Recent months have seen a surprising number of conservative GOP governors and other officials acquiesce to the inevitable and accept, if not support, rulings favoring the freedom to marry (including Wisconsin Gov. Scott Walker and Utah Gov. Gary Herbert, among others). But the hard core of the social conservative base, exemplified in Congress by Texas Sen. Ted Cruz and by governors such as Bryant and former Arkansas Gov. Mike Huckabee, will man the guns of the last redoubt.

It matters not the Gov. Bryant’s argument is, well, specious, given that a key role of the judiciary is to overturn “democratically” passed laws that violate the fundamental protections of the federal Constitution. Ours is a republic of separate and distinct branches, some with the power to overrule others, and not a majoritarian dictatorship or mobocracy. Conservatives used to understand and defend that point, to the chagrin of progressives.

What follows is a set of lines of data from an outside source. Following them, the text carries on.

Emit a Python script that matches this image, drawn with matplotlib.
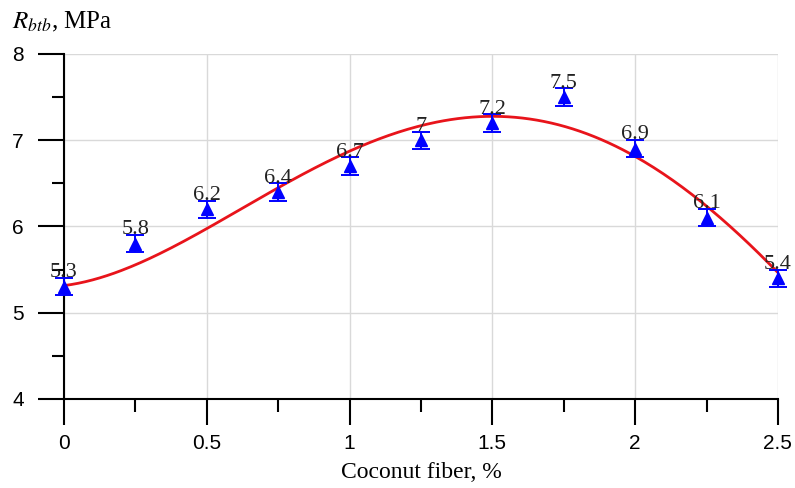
import numpy as np
import matplotlib.pyplot as plt
from matplotlib.ticker import MultipleLocator

plt.rcParams['mathtext.fontset'] = 'stix'

fiber = [0, 0.25, 0.5, 0.75, 1.0, 1.25, 1.5, 1.75, 2.0, 2.25, 2.5]
strength = [5.3, 5.8, 6.2, 6.4, 6.7, 7.0, 7.2, 7.5, 6.9, 6.1, 5.4]
labels = ['5.3', '5.8', '6.2', '6.4', '6.7', '7', '7.2', '7.5', '6.9', '6.1', '5.4']
err = 0.1

# red trend line, values at each fiber content
trend = [5.30, 5.58, 5.99, 6.43, 6.85, 7.16, 7.29, 7.20, 6.82, 6.18, 5.49]

coef = np.polyfit(fiber, trend, 4)
xs = np.linspace(0, 2.5, 300)
ys = np.polyval(coef, xs)

fig = plt.figure(figsize=(7.95, 4.88), dpi=100)
ax = fig.add_axes([0.0805, 0.1824, 0.898, 0.707])

ax.plot(xs, ys, color='#e8141b', lw=2, zorder=3)
ax.errorbar(fiber, strength, yerr=err, fmt='^', color='#0000ff', ms=9,
            capsize=6.5, capthick=1.4, elinewidth=1.4, zorder=4, clip_on=False)

for x, y, t in zip(fiber, strength, labels):
    ax.annotate(t, (x, y + err), xytext=(0, -3), textcoords='offset points',
                ha='center', va='bottom', fontsize=16, family='Liberation Serif',
                color='#222222', zorder=5)

ax.set_xlim(0, 2.5)
ax.set_ylim(4, 8)
ax.xaxis.set_major_locator(MultipleLocator(0.5))
ax.xaxis.set_minor_locator(MultipleLocator(0.25))
ax.yaxis.set_major_locator(MultipleLocator(1))
ax.yaxis.set_minor_locator(MultipleLocator(0.5))
ax.set_xticks([0, 0.5, 1, 1.5, 2, 2.5])
ax.set_xticklabels(['0', '0.5', '1', '1.5', '2', '2.5'])

ax.grid(True, which='major', color='#d9d9d9', lw=1)
ax.spines['top'].set_visible(False)
ax.spines['right'].set_visible(False)
ax.spines['left'].set_linewidth(1.5)
ax.spines['bottom'].set_linewidth(1.5)
ax.tick_params(which='major', direction='out', length=19, width=1.5,
               labelsize=15)
ax.tick_params(axis='y', which='major', pad=10)
ax.tick_params(axis='x', which='major', pad=6)
ax.tick_params(which='minor', direction='out', length=9, width=1.5)
for lab in ax.get_xticklabels() + ax.get_yticklabels():
    lab.set_family('Liberation Sans')

ax.set_xlabel('Coconut fiber, %', family='Liberation Serif', fontsize=17, labelpad=7)
fig.text(0.015, 0.955, r'$R_{btb}$, MPa', family='Liberation Serif', fontsize=18,
         ha='left', va='center')

fig.savefig('out.png', dpi=100)
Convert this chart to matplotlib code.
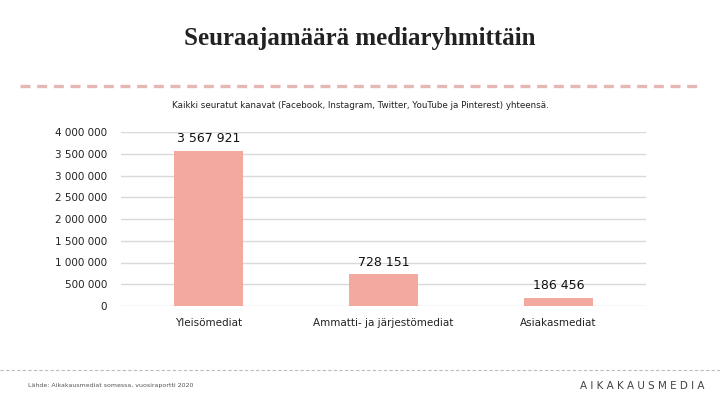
import matplotlib
matplotlib.use("Agg")
import matplotlib.pyplot as plt
from matplotlib.lines import Line2D

categories = ["Yleisömediat", "Ammatti- ja järjestömediat", "Asiakasmediat"]
values = [3567921, 728151, 186456]
yticks = [0, 500000, 1000000, 1500000, 2000000, 2500000, 3000000, 3500000, 4000000]

def fmt(v):
    return f"{v:,}".replace(",", " ")

fig = plt.figure(figsize=(7.2, 4.05), dpi=100)
ax = fig.add_axes([121/720, 1-306/405, 525/720, 174/405])
x = range(len(categories))
ax.bar(x, values, width=0.39, color="#F4A9A0", zorder=2)
ax.set_xlim(-0.5, 2.5)
ax.set_ylim(0, 4000000)
ax.set_yticks(yticks)
ax.set_yticklabels([fmt(v) for v in yticks], fontsize=7.5, color="#222222")
ax.set_xticks(list(x))
ax.set_xticklabels(categories, fontsize=7.5, color="#222222")
ax.tick_params(length=0, pad=10)
ax.tick_params(axis="x", pad=9)
ax.grid(axis="y", color="#d9d9d9", linewidth=1, zorder=0)
for s in ax.spines.values():
    s.set_visible(False)
for i, v in enumerate(values):
    ax.annotate(fmt(v), (i, v), xytext=(0, 4), textcoords="offset points",
                ha="center", va="bottom", fontsize=9, color="#111111")

fig.text(0.5, 1-38/405, "Seuraajamäärä mediaryhmittäin", ha="center", va="center",
         fontsize=18, fontweight="bold", family="Liberation Serif", color="#222222")
fig.add_artist(Line2D([20/720, 700/720], [1-86/405]*2, color="#e6b8b3", lw=2.4,
                      linestyle=(0, (3, 2)), transform=fig.transFigure))
fig.text(0.5, 1-106/405, "Kaikki seuratut kanavat (Facebook, Instagram, Twitter, YouTube ja Pinterest) yhteensä.",
         ha="center", va="center", fontsize=6.3, color="#222222")
fig.add_artist(Line2D([0, 1], [1-370/405]*2, color="#bbbbbb", lw=0.8,
                      linestyle=(0, (3, 2)), transform=fig.transFigure))
fig.text(28/720, 1-386/405, "Lähde: Aikakausmediat somessa, vuosiraportti 2020", ha="left", va="center",
         fontsize=4.5, color="#555555")
fig.text(705/720, 1-386/405, "A I K A K A U S M E D I A", ha="right", va="center",
         fontsize=7.5, color="#444444")
fig.savefig("out.png", dpi=100)
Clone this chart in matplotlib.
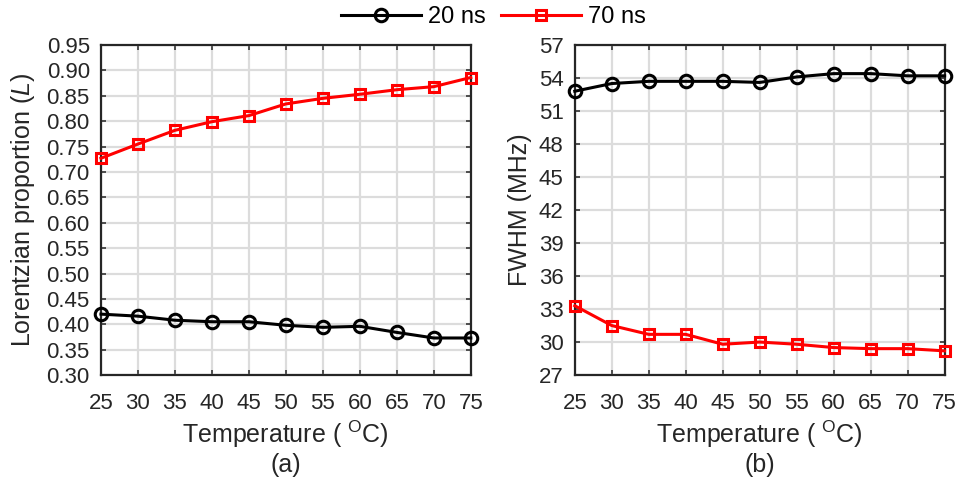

That the left often supports government overreach of dubious legality, and that these expansions of federal executive power do not involve the protection of fundamental liberties but far more often violate individual rights, confuses things. Fair enough, a pox on both partisan houses, as both left and right, conservatives and progressives, Democrats and Republicans are too often power-grubbing hypocrites, if not downright cesspools of corruption.

Nevertheless, recognition of the right to marry is coming, even in Mississippi, if not with a 5th Circuit ruling, then when the Supreme Court inevitably weighs in. And this expansion of liberty, despite the opposition of local majorities, is fundamentally and constitutionally sound.